Arms speaks about three approaches to page description: TeX, PostScript and PDF. PDF seems to have cornered the market now; most digital libraries offer articles in PDF format. Have things changed drastically since 1999, or are
TeX and PostScript still being used?

Week 3 Muddiest Point and Question

I have no muddy points.

After reading the Lynch article, I would like to see an example of a URN. Are they widely used now? What is their relation to digital libraries?

Sunday, September 7, 2008

Week 2 Readings

A Framework for Building Open Digital Libraries
Some of the key challenges of digital libraries are the lack of software toolkits to build them, the lack of interoperability between them, and lack of planning in implementing them. I was interested in this quote: "Most DLs are intended to be quick solutions to urgent community needs - so not much thought goes into planning for future redeployment of the systems." I wonder if the community need is often determined by librarians and administrators while the digital library is built by IT professionals, which may lead to a disconnect between goals and results. The open digital library system appears to be a viable solution. It seems a national or international organization (as opposed to many fragmented organizations) could set simple guidelines for building digital libraries, including expectations for interoperability, so that patrons can find information easily and archives can be updated and combined with less effort.

Several terms in this paper, such as "overloaded semantics" and "purposeful orthogonality," were unfamiliar to me.

The Internet and the World Wide Web
Much of the information in this article was not new for me, but I was not aware of the Internet Engineering Task Force and the RFC series. The lack of hierarchies and bureaucracy is truly democratic and encouraging in an age where governments and corporations seek autonomous control of networks and resources. I am thankful for these talented volunteers who continually improve the Internet.

The Los Alamos E-Print Archives is another democratic success. Arms writes, "The user interfaces have been designed to minimize the effort required to maintain the archive." Is this ideal? I believe the user should always come first, and that those developing and maintaining the archives should do everything possible to encourage smooth access to articles. Perhaps the grants cannot fund the cost of heavy maintenance.

An Architecture for Information in Digital Libraries
This article is very readable. I agree with the definition of a good user interface: "it can provide unsophisticated users with flexible access to rich and complicated information." The three basic principles for information architecture are also very user supportive, while understanding that those maintaining the collection should not be burdened with routine tasks. Since I have never been responsible for a DL, I am curious to see what the typical archive maintenance entails, and how some DLs use automatic maintenance to reduce human updating.

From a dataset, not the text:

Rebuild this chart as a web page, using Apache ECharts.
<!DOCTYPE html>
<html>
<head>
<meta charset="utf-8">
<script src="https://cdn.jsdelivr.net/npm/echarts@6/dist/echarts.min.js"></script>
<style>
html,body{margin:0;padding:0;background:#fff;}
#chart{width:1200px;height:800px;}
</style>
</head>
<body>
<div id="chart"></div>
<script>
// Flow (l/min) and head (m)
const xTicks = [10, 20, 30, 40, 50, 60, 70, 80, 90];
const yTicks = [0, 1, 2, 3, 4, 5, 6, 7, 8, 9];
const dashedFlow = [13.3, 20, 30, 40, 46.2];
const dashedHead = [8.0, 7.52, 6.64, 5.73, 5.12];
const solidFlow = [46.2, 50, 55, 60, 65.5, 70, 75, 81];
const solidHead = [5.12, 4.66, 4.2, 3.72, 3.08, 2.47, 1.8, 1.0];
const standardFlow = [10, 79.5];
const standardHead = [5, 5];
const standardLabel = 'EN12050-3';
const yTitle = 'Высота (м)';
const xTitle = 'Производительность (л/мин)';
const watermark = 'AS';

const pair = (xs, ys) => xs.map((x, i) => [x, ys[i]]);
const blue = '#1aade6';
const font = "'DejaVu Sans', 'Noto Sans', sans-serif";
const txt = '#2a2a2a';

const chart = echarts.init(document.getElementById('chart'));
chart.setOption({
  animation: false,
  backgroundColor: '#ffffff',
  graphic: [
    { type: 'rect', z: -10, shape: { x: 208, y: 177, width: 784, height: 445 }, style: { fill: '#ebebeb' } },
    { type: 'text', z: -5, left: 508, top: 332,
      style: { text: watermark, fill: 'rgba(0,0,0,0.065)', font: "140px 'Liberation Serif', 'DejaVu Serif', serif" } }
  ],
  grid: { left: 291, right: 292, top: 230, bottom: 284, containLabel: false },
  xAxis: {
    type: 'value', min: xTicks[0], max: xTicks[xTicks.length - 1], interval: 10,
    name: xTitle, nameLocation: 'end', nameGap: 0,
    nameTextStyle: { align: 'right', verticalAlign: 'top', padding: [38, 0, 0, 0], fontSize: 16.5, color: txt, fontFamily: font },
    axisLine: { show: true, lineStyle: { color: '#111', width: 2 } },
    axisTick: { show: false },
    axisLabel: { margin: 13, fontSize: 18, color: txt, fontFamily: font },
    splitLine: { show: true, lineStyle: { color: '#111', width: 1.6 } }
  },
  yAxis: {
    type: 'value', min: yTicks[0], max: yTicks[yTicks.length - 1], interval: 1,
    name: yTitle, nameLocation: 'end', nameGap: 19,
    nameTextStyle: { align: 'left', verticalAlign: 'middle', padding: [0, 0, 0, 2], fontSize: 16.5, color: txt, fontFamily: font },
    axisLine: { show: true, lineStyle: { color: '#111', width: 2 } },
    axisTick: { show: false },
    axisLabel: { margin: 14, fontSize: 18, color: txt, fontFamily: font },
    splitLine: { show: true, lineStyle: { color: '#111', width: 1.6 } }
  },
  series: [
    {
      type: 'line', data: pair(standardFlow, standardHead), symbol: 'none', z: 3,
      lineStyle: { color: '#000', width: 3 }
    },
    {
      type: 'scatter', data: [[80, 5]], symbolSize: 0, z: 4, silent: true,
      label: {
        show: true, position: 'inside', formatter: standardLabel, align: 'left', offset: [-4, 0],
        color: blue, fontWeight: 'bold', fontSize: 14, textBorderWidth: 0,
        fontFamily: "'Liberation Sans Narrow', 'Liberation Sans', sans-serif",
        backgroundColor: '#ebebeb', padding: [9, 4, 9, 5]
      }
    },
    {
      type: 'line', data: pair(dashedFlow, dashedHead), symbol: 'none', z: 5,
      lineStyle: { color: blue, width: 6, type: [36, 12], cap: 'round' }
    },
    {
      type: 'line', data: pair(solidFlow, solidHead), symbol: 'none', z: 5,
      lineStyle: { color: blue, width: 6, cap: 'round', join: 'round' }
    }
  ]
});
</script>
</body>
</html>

What is a "legacy database"?

Saturday, September 6, 2008

Week 2 Muddiest Points and Question

I had several muddy points from the first class. The first concerns blog publishing. The PowerPoint for Week 1 says blogs should be posted by Friday night each week. In the CourseWeb syllabus it says "email responses for each week's readings should be submitted by midnight the Sunday before the class." I know we aren't supposed to email our comments, but when exactly should they be posted?

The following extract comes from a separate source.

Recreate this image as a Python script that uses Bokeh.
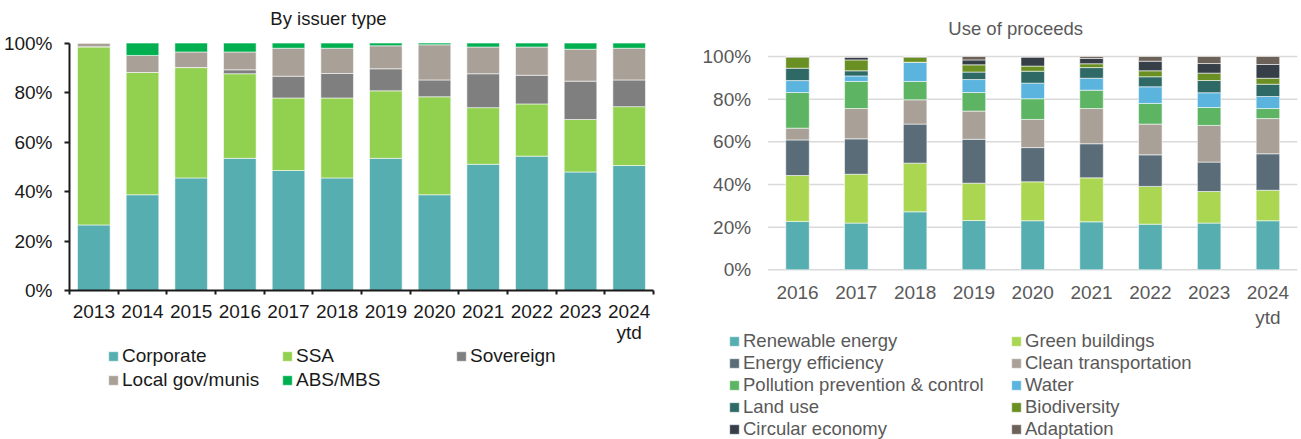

My second muddy point is about the meanings of digital libraries in the CS community (slide 18). What is an example of a networked multimedia information system, and how does it differ from the LIS version of the digital library as an online repository?

Third, are we supposed to have posted reading notes for Week 1's readings or begin with Week 2's readings?

My question for our next class is broad. "A Framework for Building Open Digital Libraries" and "Interoperability for Digital Objects and Repositories" went beyond my technological understanding in some parts. If my goal is to become a reference librarian or a general public librarian, how much of this will I need to comprehend to be successful? What aspects can I leave to an IT staff member and what aspects should I be able to handle myself?